Quelques indigènes en réchappent
Qui aurait l’idée de traiter Marie-Hélène Lafon d’écrivain régionaliste ?! Originaire du Cantal dont elle a fait le décor de la majorité de ses livres (publiés chez Buchet/Chastel) elle ne subit pas la discrimination. Sauf que à La Grande Librairie le mot Cantal a été censuré...
Et Christian Signol ? Échappant au couperet, ce quercynois est classé comme écrivain français.
Mettrait-on cette étiquette sur George Sand avec sa Petite Fadette ou sa Mare au Diable qui raconte le monde rural en Berry entre 1845 et 1853 ?
Dans son Gaspard des Montagnes, couronné par le grand prix du roman de l’Académie française, Henri Pourrat fait l’éloge de l’Auvergne. Il reçoit le Goncourt en 1941 pour Vent de Mars.
« Loin d’être le cadre étriqué d’un régionalisme folklorique, l’Auvergne est pour lui le lieu privilégié pour découvrir et comprendre la nature et l’esprit paysan, et par la-même atteindre l’universel » note Wikipédia.
Ainsi Pourrat a échappé à la pénalité.
Jean Giono dresse le dialogue entre l’homme et la nature avec Colline ou Le Hussard sur le toit, est-il pour autant un romancier du rustique !
En 1904, Frédéric Mistral reçoit le prix Nobel de littérature pour Mirèio ; en 1972 Jean Carrière décroche le Goncourt pour L’Épervier de Maheux : sont-ils des écrivains régionalistes ?
Être un écrivain
C’est être de nulle part, n’avoir aucune appartenance à une région, être noyé dans une masse qui parle la même langue, s’habille de la même manière, mange les mêmes hamburgers, écoute la même musique et regarde les mêmes films dont les médias font, toutes tendances confondues, l’apologie.
Je vis en Ardèche, pas à Paris. En pleine campagne, loin du fracas de la ville et de la foule, je n’ai pas la même nourriture, pas la même perception du monde. J’écris avec mon environnement, je vois mon village proche, j’entends les préoccupations des gens, je connais les distances d’un point à un autre, la solitude et la joie de la nature.
J’en ai marre
Du parisianisme culturel, du jacobinisme à tous les niveaux, du racisme à l’égard des ruraux, de la xénophobie envers les terroirs justes bons à prendre des vacances au vert, j’en ai assez d’être traitée d’écrivain régionaliste.

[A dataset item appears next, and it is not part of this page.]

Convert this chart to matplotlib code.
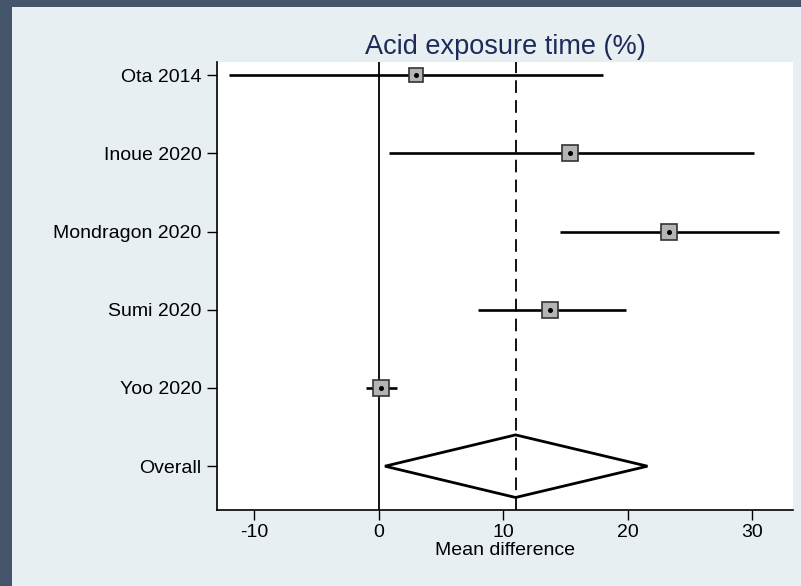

Avec la mondialisation, le péquin moyen se promène sous les tropiques, dans les bolongs du Sénégal, chez les peuples de la vallée de l’Omo en Éthiopie, chez les Indiens d’Amérique ou dans la baie d’Along et lit avec délectation les auteurs du cru sans jamais les traiter d’auteurs régionalistes.
Y-a-t-il deux poids et deux mesures ?
Ceux qui publient chez Grasset ou au Mercure de France ; les régionalistes qui publient chez Plumes d’Ardèche ou chez De Borée ?
D’une manière générale les livres dits de terroir sont le lowcost de la littérature.
C’est du racisme. À l’heure où l’homosexualité et le mariage mixte sont reconnus, à l’heure où partout on prône le respect et la tolérance, combien de temps encore ferons-nous partie des bannis ?
Une AOC pour la littérature de terroir
En octobre 2011, Le Parisien écrit : « Les écrivains régionaux trempent leur plume dans leur terre natale, mais leur notoriété auprès du public dépasse parfois les frontières de leur région. Ils ne sont pas des coteries parisiennes. On ne les voit pas dans les salons du restaurant Drouant à Paris pour la remise du prix Goncourt. Pourtant, ils vendent des centaines de milliers de romans chaque année et squattent les têtes de gondole des librairies françaises. On pourrait apposer la mention AOC (appellation d'origine contrôlée) ». Comme pour le picodon !
Les écrivains régionalistes ont également tenté, en vain, de lutter contre le centralisme intellectuel et la suprématie parisienne en créant des associations provinciales, locales et fédérales.
Il y a encore du boulot pour renverser les idées reçues.